## Recorded information
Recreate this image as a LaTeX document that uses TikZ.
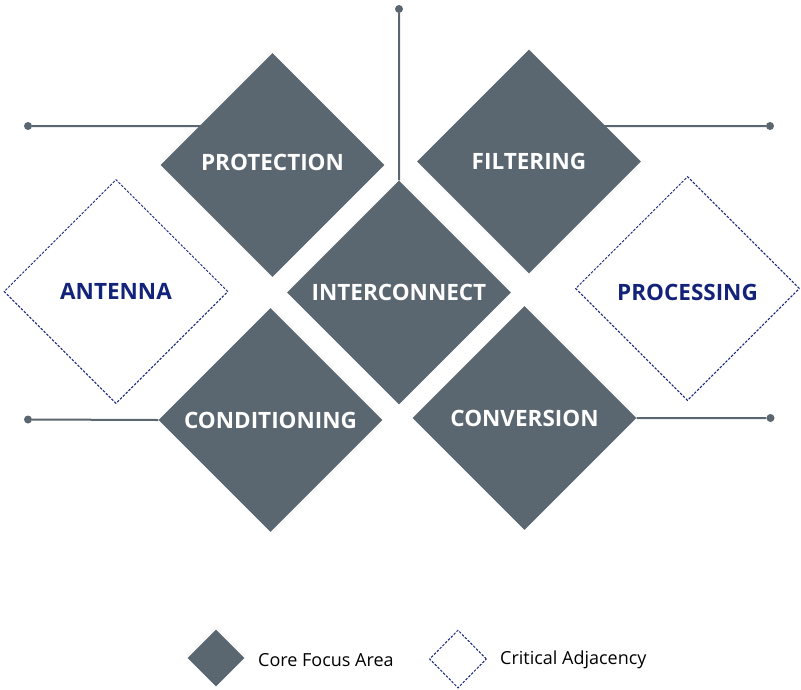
\documentclass[tikz,border=0pt]{standalone}
\usepackage{fontspec}
\setmainfont{Open Sans}
\usepackage{tikz}
\usetikzlibrary{
        positioning,
        shapes.geometric,
        backgrounds
    }
\definecolor{slate}{HTML}{5B6770}
\definecolor{navy}{HTML}{13237A}
\tikzset{
    core/.style={diamond,fill=slate,text=white,inner sep=0pt,aspect=1,
        minimum width=224pt,minimum height=224pt,font=\fontsize{22.5}{26}\selectfont\bfseries},
    adjacent/.style={diamond,draw=navy,line width=1pt,dash pattern=on 2.5pt off 1.5pt,
        text=navy,inner sep=0pt,aspect=1,
        minimum width=224pt,minimum height=224pt,font=\fontsize{22.5}{26}\selectfont\bfseries},
    dot/.style={circle,fill=slate,inner sep=0pt,minimum size=8pt},
    link/.style={draw=slate,line width=2pt},
    legendtext/.style={anchor=west,inner sep=0pt,font=\fontsize{18}{21}\selectfont}
}

\begin{document}
\begin{tikzpicture}[x=1pt,y=-1pt]
    \useasboundingbox (0,0) rectangle (801,689);
    % diamonds
    \node[core] (prot)  at (272.5,165) {\smash{\raisebox{-5pt}{PROTECTION}}};
    \node[core] (filt)  at (529,161.5) {FILTERING};
    \node[core] (inter) at (399,292.5) {INTERCONNECT};
    \node[core] (cond)  at (270.5,420) {CONDITIONING};
    \node[core] (conv)  at (524.5,418) {CONVERSION};
    \node[adjacent] (ant)  at (116,291.5) {ANTENNA};
    \node[adjacent] (proc) at (687.5,288.5) {\smash{\raisebox{-12pt}{PROCESSING}}};
    % end points
    \node[dot] (dTop) at (399,9) {};
    \node[dot] (dLA)  at (28,126) {};
    \node[dot] (dRA)  at (770,126) {};
    \node[dot] (dLB)  at (28,419.5) {};
    \node[dot] (dRB)  at (770.5,418) {};
    \begin{scope}[on background layer]
        \path[link]
            (dTop) -- (inter.north)
            (dLA)  -- (dLA -| prot.center)
            (dRA)  -- (dRA -| filt.center)
            (dLB)  -- (cond.west)
            (dRB)  -- (conv.east)
        ;
    \end{scope}
    % legend
    \node[core,minimum width=57pt,minimum height=57pt] (keyCore) at (216,658) {};
    \node[legendtext] (txtCore) at (258,660) {Core Focus Area};
    \node[adjacent,minimum width=57pt,minimum height=58pt] (keyAdj) at (458,659) {};
    \node[legendtext] (txtAdj) at (500,660) {Critical Adjacency};
\end{tikzpicture}
\end{document}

## What to work on
Restate the whole listing above exactly, except for its images.

## Expected answer
Recreate this image as a LaTeX document that uses TikZ.
\documentclass[tikz,border=0pt]{standalone}
\usepackage{fontspec}
\setmainfont{Open Sans}
\usepackage{tikz}
\usetikzlibrary{
        positioning,
        shapes.geometric,
        backgrounds
    }
\definecolor{slate}{HTML}{5B6770}
\definecolor{navy}{HTML}{13237A}
\tikzset{
    core/.style={diamond,fill=slate,text=white,inner sep=0pt,aspect=1,
        minimum width=224pt,minimum height=224pt,font=\fontsize{22.5}{26}\selectfont\bfseries},
    adjacent/.style={diamond,draw=navy,line width=1pt,dash pattern=on 2.5pt off 1.5pt,
        text=navy,inner sep=0pt,aspect=1,
        minimum width=224pt,minimum height=224pt,font=\fontsize{22.5}{26}\selectfont\bfseries},
    dot/.style={circle,fill=slate,inner sep=0pt,minimum size=8pt},
    link/.style={draw=slate,line width=2pt},
    legendtext/.style={anchor=west,inner sep=0pt,font=\fontsize{18}{21}\selectfont}
}

\begin{document}
\begin{tikzpicture}[x=1pt,y=-1pt]
    \useasboundingbox (0,0) rectangle (801,689);
    % diamonds
    \node[core] (prot)  at (272.5,165) {\smash{\raisebox{-5pt}{PROTECTION}}};
    \node[core] (filt)  at (529,161.5) {FILTERING};
    \node[core] (inter) at (399,292.5) {INTERCONNECT};
    \node[core] (cond)  at (270.5,420) {CONDITIONING};
    \node[core] (conv)  at (524.5,418) {CONVERSION};
    \node[adjacent] (ant)  at (116,291.5) {ANTENNA};
    \node[adjacent] (proc) at (687.5,288.5) {\smash{\raisebox{-12pt}{PROCESSING}}};
    % end points
    \node[dot] (dTop) at (399,9) {};
    \node[dot] (dLA)  at (28,126) {};
    \node[dot] (dRA)  at (770,126) {};
    \node[dot] (dLB)  at (28,419.5) {};
    \node[dot] (dRB)  at (770.5,418) {};
    \begin{scope}[on background layer]
        \path[link]
            (dTop) -- (inter.north)
            (dLA)  -- (dLA -| prot.center)
            (dRA)  -- (dRA -| filt.center)
            (dLB)  -- (cond.west)
            (dRB)  -- (conv.east)
        ;
    \end{scope}
    % legend
    \node[core,minimum width=57pt,minimum height=57pt] (keyCore) at (216,658) {};
    \node[legendtext] (txtCore) at (258,660) {Core Focus Area};
    \node[adjacent,minimum width=57pt,minimum height=58pt] (keyAdj) at (458,659) {};
    \node[legendtext] (txtAdj) at (500,660) {Critical Adjacency};
\end{tikzpicture}
\end{document}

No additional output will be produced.